La conexión vasco-abstracta nos puede llevar unas pocas calles hacia el este, hasta la entrada a la Fundación Segundo y Santiago Montes, en la calle Núñez de Arce, donde nos encontramos con este Retrato de un gudari llamado Odiseo obra de Oteiza, que, por cierto, no es la única que existe en las calles de la ciudad.


Y el capricho del azar quiso que mientras me encontraba por allí, en el Museo Patio Herreriano estuviera la exposición temporal "Vanguardia y destino" donde se puede ver otro Retrato de un gudari llamado Odiseo. Conexión absoluta.


Pero no quedan ahí los caprichos conectivos del azar. En la misma exposición, dos salas más allá de la anterior, asomaba la cola de la ballena más famosa de la historia de la literatura, Moby Dick, de Adolf o Adolfo Schlosser, que toda la vecindad de la plaza José Mª Sert de Donosti ve diariamente cada vez que se asoma desde su casa. 

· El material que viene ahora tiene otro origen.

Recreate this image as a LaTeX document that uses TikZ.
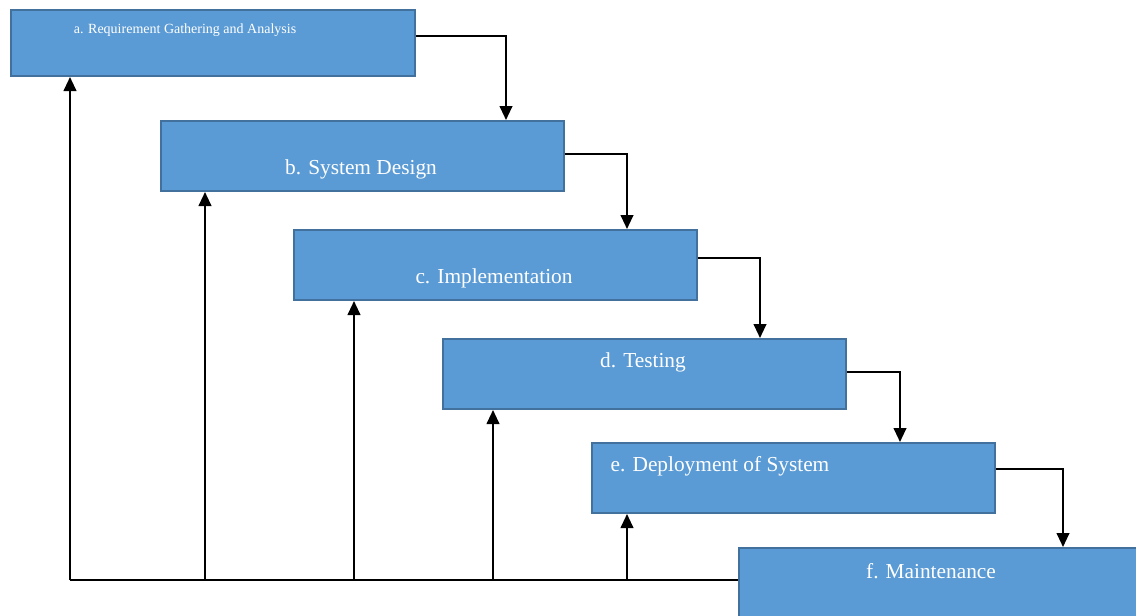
\documentclass[tikz,border=0pt]{standalone}
\usepackage{fontspec}
\setmainfont{Liberation Serif}
\usetikzlibrary{arrows.meta}
\definecolor{phasefill}{RGB}{91,155,213}
\definecolor{phaseline}{RGB}{65,113,156}
\tikzset{
  phase/.style={draw=phaseline, line width=1.5pt, fill=phasefill, anchor=north west, inner sep=0pt, minimum width=302pt, minimum height=52.5pt},
  phasetext/.style={text=white, inner sep=0.75pt, font=\fontsize{16}{19}\selectfont},
  flow/.style={line width=1.5pt, -{Triangle[length=10.5pt,width=9.5pt]}},
  base/.style={line width=1.3pt}
}
\begin{document}
\begin{tikzpicture}[x=0.75pt,y=0.75pt,yscale=-1,xscale=1]
\useasboundingbox (0,0) rectangle (1136,615);

% Phase boxes
\node [phase, minimum width=303pt, minimum height=49.5pt] (req) at (10,9) {};
\node [phase] (design) at (160,120) {};
\node [phase] (impl) at (293,229) {};
\node [phase] (test) at (442,338) {};
\node [phase] (deploy) at (591,442) {};
\node [phase, minimum width=309pt, minimum height=62pt] (maint) at (738,547) {};

% Text Nodes
\node [phasetext, font=\fontsize{10.5}{12}\selectfont] (req-text) at (185,30) {a. Requirement Gathering and Analysis};
\node [phasetext] (design-text) at (361,169) {b. System Design};
\node [phasetext] (impl-text) at (494,278) {c. Implementation};
\node [phasetext] (test-text) at (643,362) {d. Testing};
\node [phasetext] (deploy-text) at (720,466) {e. Deployment of System};
\node [phasetext] (maint-text) at (931,571) {f. Maintenance};

% Turning points of the forward flow
\coordinate (k1) at (506,0);
\coordinate (k2) at (627,0);
\coordinate (k3) at (760,0);
\coordinate (k4) at (900,0);
\coordinate (k5) at (1063,0);

% Forward flow
\draw [flow] ([yshift=-5pt]req.east) -| (design.north -| k1);
\draw [flow] ([yshift=-1.5pt]design.east) -| (impl.north -| k2);
\draw [flow] ([yshift=-5pt]impl.east) -| (test.north -| k3);
\draw [flow] ([yshift=-1.5pt]test.east) -| (deploy.north -| k4);
\draw [flow] ([yshift=-7pt]deploy.east) -| (maint.north -| k5);

% Feedback line
\coordinate (fb1) at (70,580);
\coordinate (fb2) at (205,580);
\coordinate (fb3) at (354,580);
\coordinate (fb4) at (493,580);
\coordinate (fb5) at (627,580);
\draw [base] (fb1) -- (fb1 -| maint.west);
\draw [flow] (fb1) -- (fb1 |- req.south);
\draw [flow] (fb2) -- (fb2 |- design.south);
\draw [flow] (fb3) -- (fb3 |- impl.south);
\draw [flow] (fb4) -- (fb4 |- test.south);
\draw [flow] (fb5) -- (fb5 |- deploy.south);

\end{tikzpicture}
\end{document}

Y continuando dentro del ambiente de la abstracción, en la otra orilla del Pisuerga se encuentra, junto al parlamento de Castilla y León, esta obra mucho más colorista y de tendencia vertical, Metamorfosis, del murciano Cristóbal Gabarrón


Entre la abstracción y el figurativismo nos podemos dejar encantar por esta pareja con la que casualmente me encontré cuando iba de camino hacia la Museo Casa de Cervantes. Se titula, precisamente, Encuentro, y es obra de Feliciano Álvarez Buenaposada.


Muy cerquita de este gozoso Encuentro se produjeron estos otros tres, de estilos muy diferentes, pero los tres llenos de encanto, todos ellos en la plaza de España:

Escenas del mercado, de Gonzalo Coello Campos

Homenaje al voluntariado social, de Eduardo Cuadrado

La bola del mundo, de Ana Jiménez

Hubo más encuentros, resultado de todo tipo de conexiones, pero no quiero abusar de vuestra paciencia. Eso sí, si el arte urbano os interesa y tenéis intención de pasar por Valladolid, podéis utilizar la página de Arte en la calle o la de Arte en ValladolidCualquiera de las dos puede realizar el servicio de guía para indicaros qué ver y dónde.